In my previous post, I briefly mentioned Ethan Perlstein’s two posts on publishing in the era of open science (part one and part two). I just wanted to quickly highlight something that I haven’t paid much attention to, but perhaps should have, regarding the importance of post publication. In his post, Perlstein mentions the ratio of HTML to PDF downloads, and how he used this as proxy for the quality of readership (i.e. expert, academic readers versus non-expert readers):
Some of you may be miffed by my apparent conflation of site traffic and readership. Without more sophisticated analytics, I confess that it’s difficult to gauge the background of readers (scientists vs. non-scientists), or how much of the paper they’re actually reading (abstract vs. full text). However, the ratio of HTML views to PDF downloads (HTML/PDF) may be informative here.
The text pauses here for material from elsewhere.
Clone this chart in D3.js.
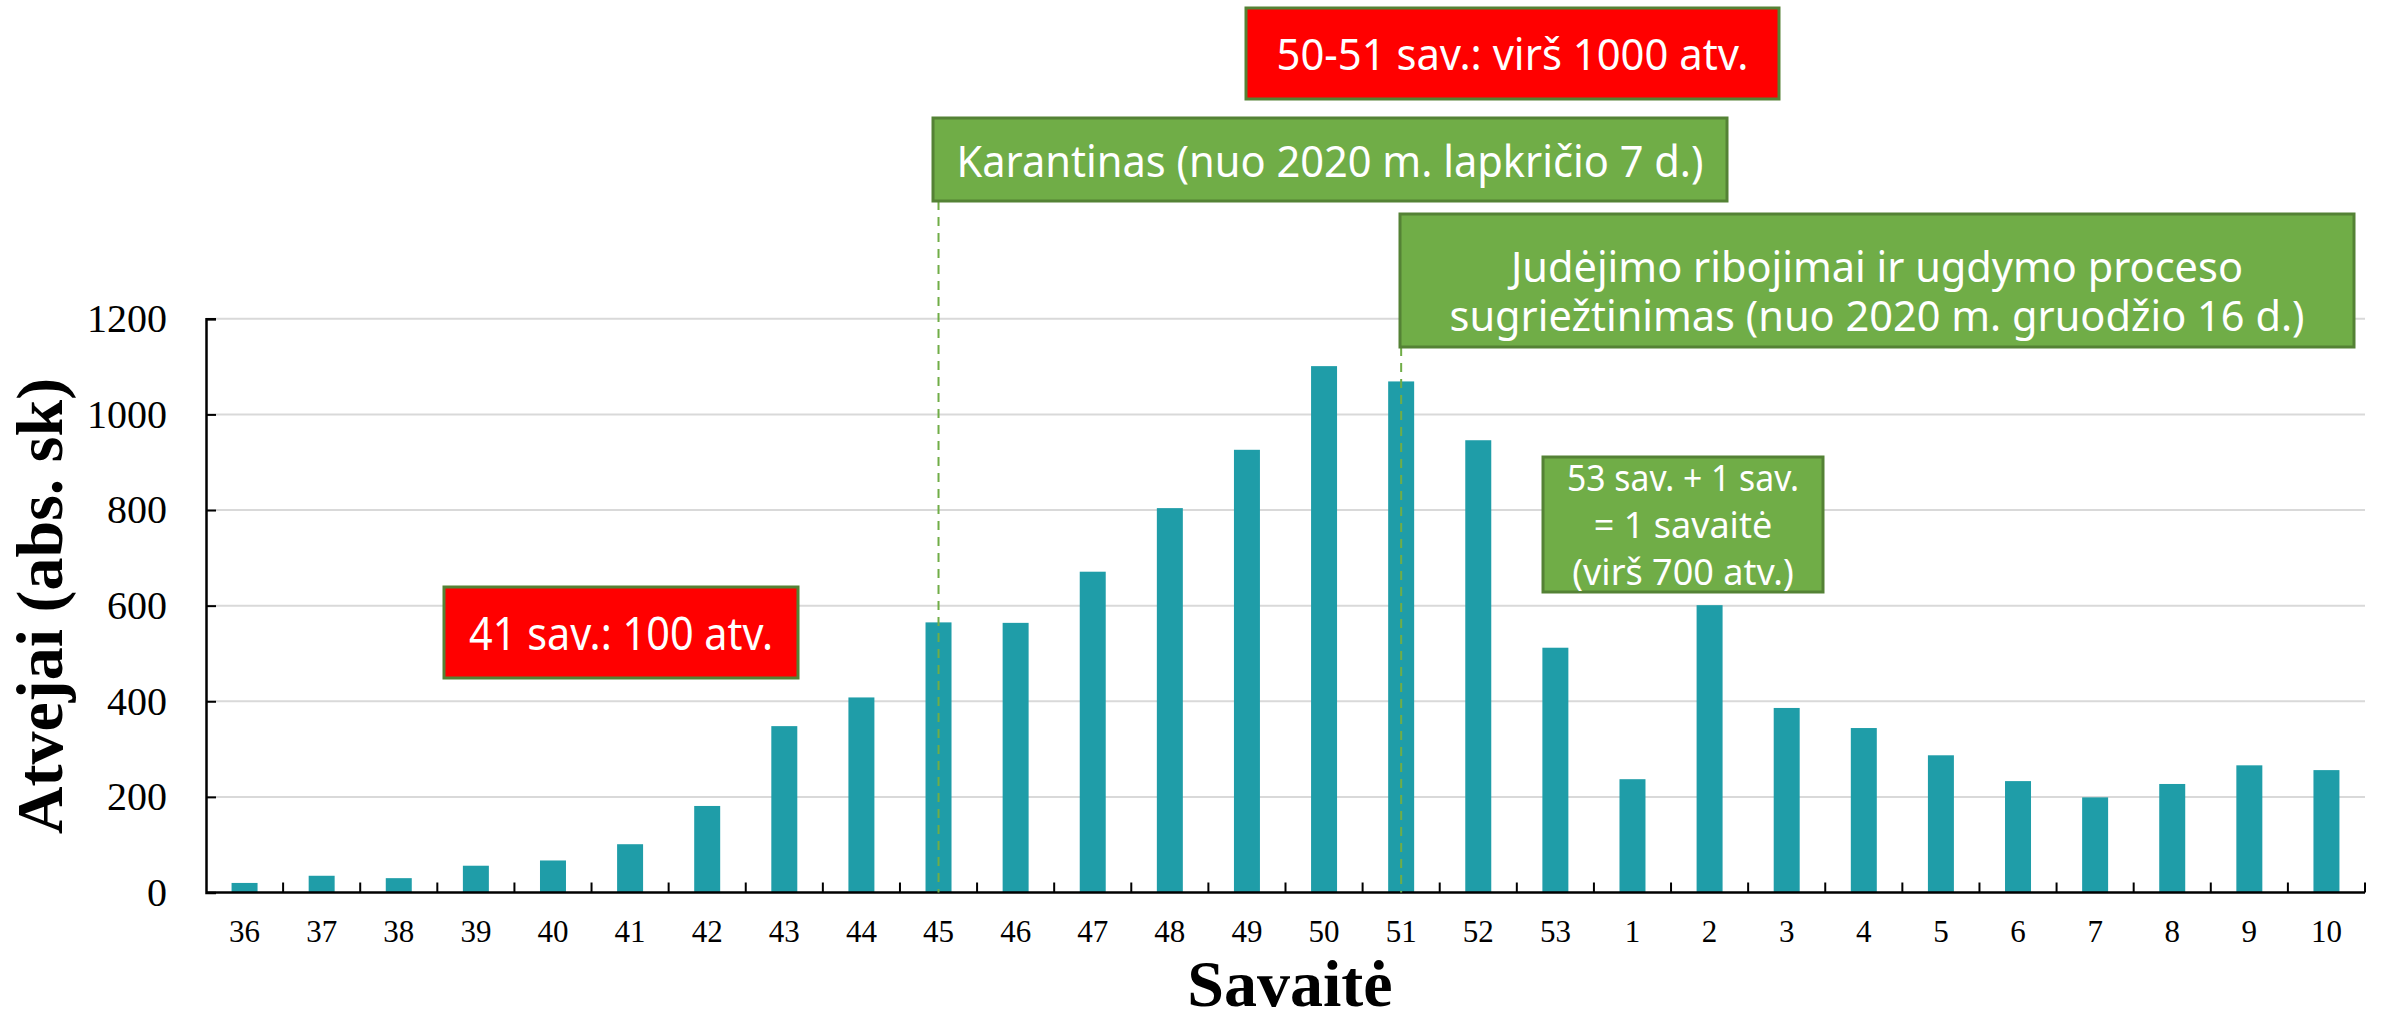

After the initial surge, HTML/PDF was 1 in 20 and remained there until the second surge, after which it fell to 1 in 30. If we assume that PDF downloads are a proxy for “expert” readership, then the second surge diluted quality readership. Conversely, the third surge lifted the ratio to 1 in 15, with as many as 20% of readers, many of whom were presumably academics, on Day 29 choosing to download a PDF version of the paper.
It certainly rings true for me that I only download the PDFs of papers I intend on referencing and making use of on more than one occasion. Still, my intentions sometimes verge on the side of completely unrealistic and I’ll download a large number of PDFs that don’t survive past a cursory glance. I guess, for me at least, there is a stronger driving motivation behind my downloading of PDFs: the cluttered design of HTML pages for many journals simply drives me insane. Rather than any in-built preference for reading in PDF, the need to get away from the HTML page is more than enough motivation for me to download a small document. Still, with better online reading and annotating tools being just around the corner, I wonder how long this variable will hold as a viable proxy?
In short, I certainly think more research needs to be done into readership, with one aim being to develop metrics that accurately capture expert and non-expert audiences.